— start of Source data —

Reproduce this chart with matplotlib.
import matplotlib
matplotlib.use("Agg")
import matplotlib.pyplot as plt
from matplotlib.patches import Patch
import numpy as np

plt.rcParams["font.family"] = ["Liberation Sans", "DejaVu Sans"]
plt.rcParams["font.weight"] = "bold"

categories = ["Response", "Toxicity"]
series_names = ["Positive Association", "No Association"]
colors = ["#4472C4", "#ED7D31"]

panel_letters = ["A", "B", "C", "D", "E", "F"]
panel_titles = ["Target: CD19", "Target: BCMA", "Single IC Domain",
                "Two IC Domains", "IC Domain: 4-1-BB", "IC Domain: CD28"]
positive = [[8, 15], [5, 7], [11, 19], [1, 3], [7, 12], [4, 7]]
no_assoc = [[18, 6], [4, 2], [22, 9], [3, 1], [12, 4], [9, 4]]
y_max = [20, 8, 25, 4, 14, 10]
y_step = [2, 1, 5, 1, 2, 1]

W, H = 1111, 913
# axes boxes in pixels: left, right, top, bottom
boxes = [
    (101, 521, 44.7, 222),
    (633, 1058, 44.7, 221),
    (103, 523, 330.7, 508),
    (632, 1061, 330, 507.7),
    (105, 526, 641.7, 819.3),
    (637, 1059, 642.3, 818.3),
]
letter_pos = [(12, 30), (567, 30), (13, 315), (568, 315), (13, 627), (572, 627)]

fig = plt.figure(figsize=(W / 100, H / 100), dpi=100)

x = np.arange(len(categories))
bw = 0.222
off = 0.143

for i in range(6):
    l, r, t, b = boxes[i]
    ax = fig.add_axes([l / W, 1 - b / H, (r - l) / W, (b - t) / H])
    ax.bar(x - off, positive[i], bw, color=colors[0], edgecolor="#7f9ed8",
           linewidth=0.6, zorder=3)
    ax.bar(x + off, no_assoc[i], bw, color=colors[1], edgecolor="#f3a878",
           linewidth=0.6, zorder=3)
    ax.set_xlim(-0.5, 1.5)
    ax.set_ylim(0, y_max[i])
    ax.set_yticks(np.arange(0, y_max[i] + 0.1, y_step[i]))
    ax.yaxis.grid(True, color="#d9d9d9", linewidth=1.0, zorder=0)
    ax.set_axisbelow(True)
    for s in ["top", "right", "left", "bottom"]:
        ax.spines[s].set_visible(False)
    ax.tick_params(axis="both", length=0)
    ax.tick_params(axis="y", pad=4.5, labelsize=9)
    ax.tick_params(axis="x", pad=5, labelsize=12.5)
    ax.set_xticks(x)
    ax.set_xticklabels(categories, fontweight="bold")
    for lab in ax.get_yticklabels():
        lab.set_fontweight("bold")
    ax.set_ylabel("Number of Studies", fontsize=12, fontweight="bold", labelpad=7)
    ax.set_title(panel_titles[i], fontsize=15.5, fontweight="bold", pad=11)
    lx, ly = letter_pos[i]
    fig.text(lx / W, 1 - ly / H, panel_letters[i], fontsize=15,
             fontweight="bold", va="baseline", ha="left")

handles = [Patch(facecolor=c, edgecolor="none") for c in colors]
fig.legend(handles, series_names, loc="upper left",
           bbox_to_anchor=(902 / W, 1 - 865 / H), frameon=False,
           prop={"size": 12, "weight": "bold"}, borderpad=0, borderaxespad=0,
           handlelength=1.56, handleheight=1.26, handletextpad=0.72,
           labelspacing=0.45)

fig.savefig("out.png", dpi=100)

— end of Source data —

* [Stated problem]
Only the lines from the top of the data through the line that contains "y_step = [2, 1, 5, 1, 2, 1]" should be quoted, exactly as they stand.

* [Result of the task]
Reproduce this chart with matplotlib.
import matplotlib
matplotlib.use("Agg")
import matplotlib.pyplot as plt
from matplotlib.patches import Patch
import numpy as np

plt.rcParams["font.family"] = ["Liberation Sans", "DejaVu Sans"]
plt.rcParams["font.weight"] = "bold"

categories = ["Response", "Toxicity"]
series_names = ["Positive Association", "No Association"]
colors = ["#4472C4", "#ED7D31"]

panel_letters = ["A", "B", "C", "D", "E", "F"]
panel_titles = ["Target: CD19", "Target: BCMA", "Single IC Domain",
                "Two IC Domains", "IC Domain: 4-1-BB", "IC Domain: CD28"]
positive = [[8, 15], [5, 7], [11, 19], [1, 3], [7, 12], [4, 7]]
no_assoc = [[18, 6], [4, 2], [22, 9], [3, 1], [12, 4], [9, 4]]
y_max = [20, 8, 25, 4, 14, 10]
y_step = [2, 1, 5, 1, 2, 1]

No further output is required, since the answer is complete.